Let's be clear, this is a rom-com with one of those premises that doesn't happen in real life but shows up constantly in Hallmark movies. If you're looking for anything that would resemble real-world scenarios, you're in the wrong place. But if you know what you're signing up for—and you're in the mood for it—Boyfriend Material absolutely delivers.


What I appreciated most was Luc. He's been through genuinely traumatic stuff: public abandonment, years of being defined by someone else's life, deep-seated fears about being left again. And it's affected him. Hall doesn't hand-wave that away. Watching Luc become a better person over the course of the book felt a little more grounded than some of the rest of the book—not because Oliver magically fixed him (he doesn't), but because dating someone who actually shows up becomes a kind of catalyst for Luc to do the work himself.
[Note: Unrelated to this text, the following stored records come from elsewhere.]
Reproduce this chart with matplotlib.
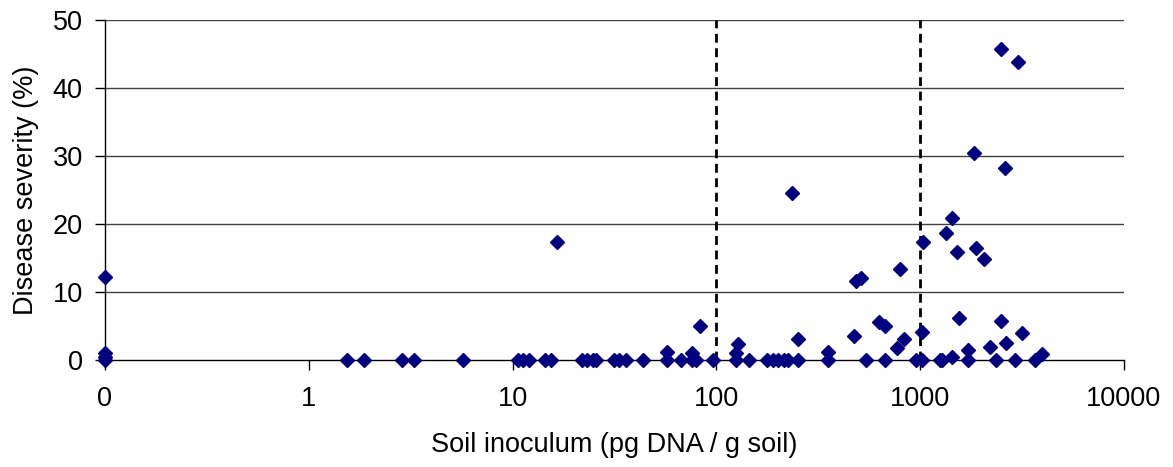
import matplotlib
matplotlib.use("Agg")
import matplotlib.pyplot as plt
import numpy as np

plt.rcParams['font.family'] = ['Liberation Sans', 'DejaVu Sans']

# Soil inoculum (pg DNA / g soil); 0 is shown at the left edge of the log axis
inoculum = [
    0, 0, 0, 0,
    1.54, 1.86, 2.86, 3.27, 5.69,
    10.6, 11.2, 12.0, 14.5, 15.5, 16.6,
    21.8, 23.3, 24.7, 25.8, 31.6, 33.1, 36.2, 43.4,
    57.5, 57.5, 67.3, 76.3, 76.3, 79.8, 83.5, 96.6,
    125, 125, 128, 144, 178, 190, 201, 215, 225, 236, 250, 250,
    354, 354, 475, 486, 514, 543, 630, 674, 674, 771, 798, 835, 955,
    1023, 1023, 1035, 1253, 1282, 1341, 1435, 1435, 1518, 1553,
    1718, 1718, 1840, 1883, 2060, 2203, 2360, 2495, 2495, 2612, 2642,
    2924, 3020, 3162, 3663, 3963,
]
# Disease severity (%)
severity = [
    0, 0.4, 1.0, 12.2,
    0, 0, 0, 0, 0,
    0, 0, 0, 0, 0, 17.3,
    0, 0, 0, 0, 0, 0, 0, 0,
    0, 1.2, 0, 0, 1.0, 0, 5.0, 0,
    0, 1.0, 2.3, 0, 0, 0, 0, 0, 0, 24.6, 0, 3.1,
    0, 1.2, 3.6, 11.6, 12.0, 0, 5.6, 5.0, 0, 1.8, 13.4, 3.1, 0,
    0, 4.1, 17.3, 0, 0, 18.7, 0.5, 20.9, 15.9, 6.2,
    0, 1.5, 30.4, 16.4, 14.8, 1.9, 0, 5.8, 45.7, 28.2, 2.5,
    0, 43.8, 3.9, 0, 0.9,
]
thresholds = [100, 1000]
x_ticks = [0.1, 1, 10, 100, 1000, 10000]
x_tick_labels = ["0", "1", "10", "100", "1000", "10000"]
y_ticks = [0, 10, 20, 30, 40, 50]

x_plot = np.where(np.array(inoculum) == 0, 0.1, np.array(inoculum, dtype=float))

fig = plt.figure(figsize=(11.73, 4.67), dpi=100)
ax = fig.add_axes([105/1173, 1 - 360/467, 1019/1173, 340/467])

ax.set_xscale('log')
ax.set_xlim(0.1, 10000)
ax.set_ylim(0, 50)

for yv in y_ticks[1:]:
    ax.axhline(yv, color='#404040', lw=1.0, zorder=1)

for t in thresholds:
    ax.axvline(t, color='black', lw=2.0, ls=(0, (3.2, 2.0)), zorder=2)

ax.plot(x_plot, severity, ls='none', marker='D', ms=7, color='#000080',
        mec='#000080', clip_on=False, zorder=5)

ax.spines['top'].set_visible(False)
ax.spines['right'].set_visible(False)
ax.spines['left'].set_color('black')
ax.spines['bottom'].set_color('black')
ax.spines['left'].set_linewidth(1.0)
ax.spines['bottom'].set_linewidth(1.0)

ax.set_xticks(x_ticks)
ax.set_xticklabels(x_tick_labels)
ax.xaxis.set_minor_locator(matplotlib.ticker.NullLocator())
ax.set_yticks(y_ticks)
ax.tick_params(axis='x', direction='out', length=7, width=1, colors='black',
               labelsize=19.5, pad=12)
ax.tick_params(axis='y', direction='out', length=7, width=1, colors='black',
               labelsize=19.5, pad=9)

ax.set_xlabel("Soil inoculum (pg DNA / g soil)", fontsize=19.5, labelpad=14)
ax.set_ylabel("Disease severity (%)", fontsize=19.5, labelpad=10)

fig.savefig("out.png", dpi=100)
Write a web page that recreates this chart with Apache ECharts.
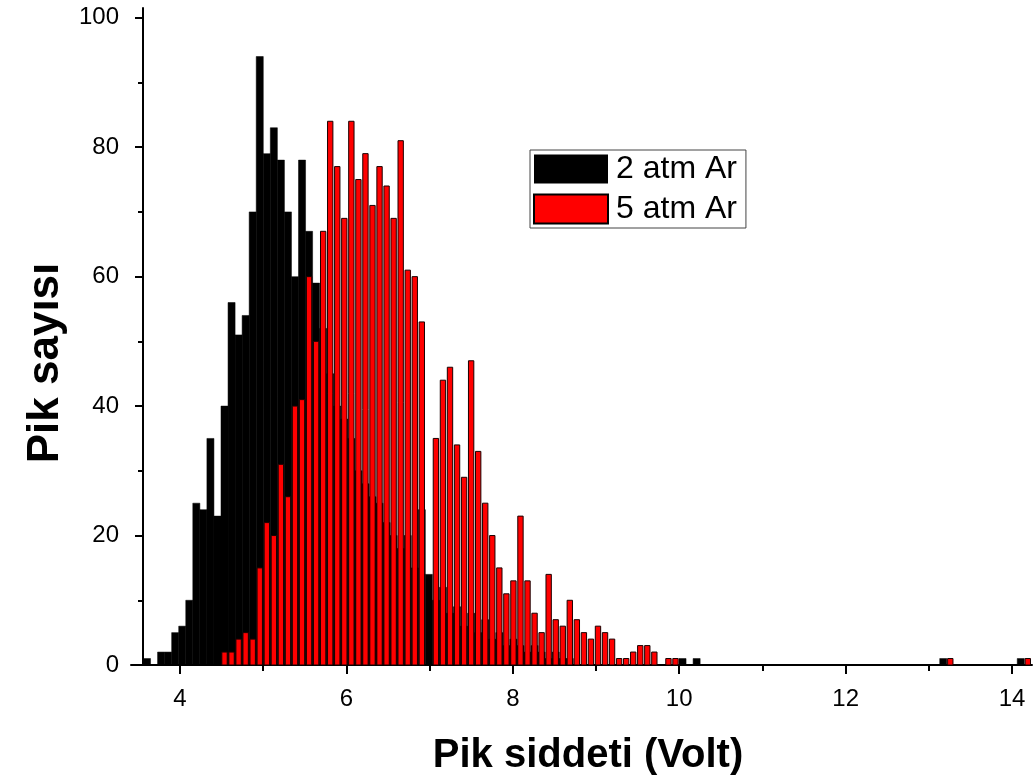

The rapid-fire banter is what keeps this book moving. Hall's comedic voice is fast—pop culture references, witty asides, almost sitcom-like timing. It works. The dialogue crackles, and the scenes where Luc and Oliver each stand up for the other are adorable. Those moments felt genuine and sweet without tipping into saccharine.


Are there convenient plot beats? Of course. This is a rom-com. The fake-to-real progression hits some predictable notes, but I didn't mind because the execution was strong enough to carry it. The one subplot that felt a little off to me was Luc's relationship with his absent father. It wrapped up in a way that felt... odd. A bit too convenient, a little out of sorts with the emotional weight the book had been building. I didn't love it. But it served the plot, and I moved on.


Here's the thing, Boyfriend Material isn't going to leave you thinking for days. It's not trying to. It's comfort reading in the best sense—a book you reach for after a stressful day when you want something warm, funny, and hopeful. It's hot chocolate in book form. And sometimes, that's exactly what you need.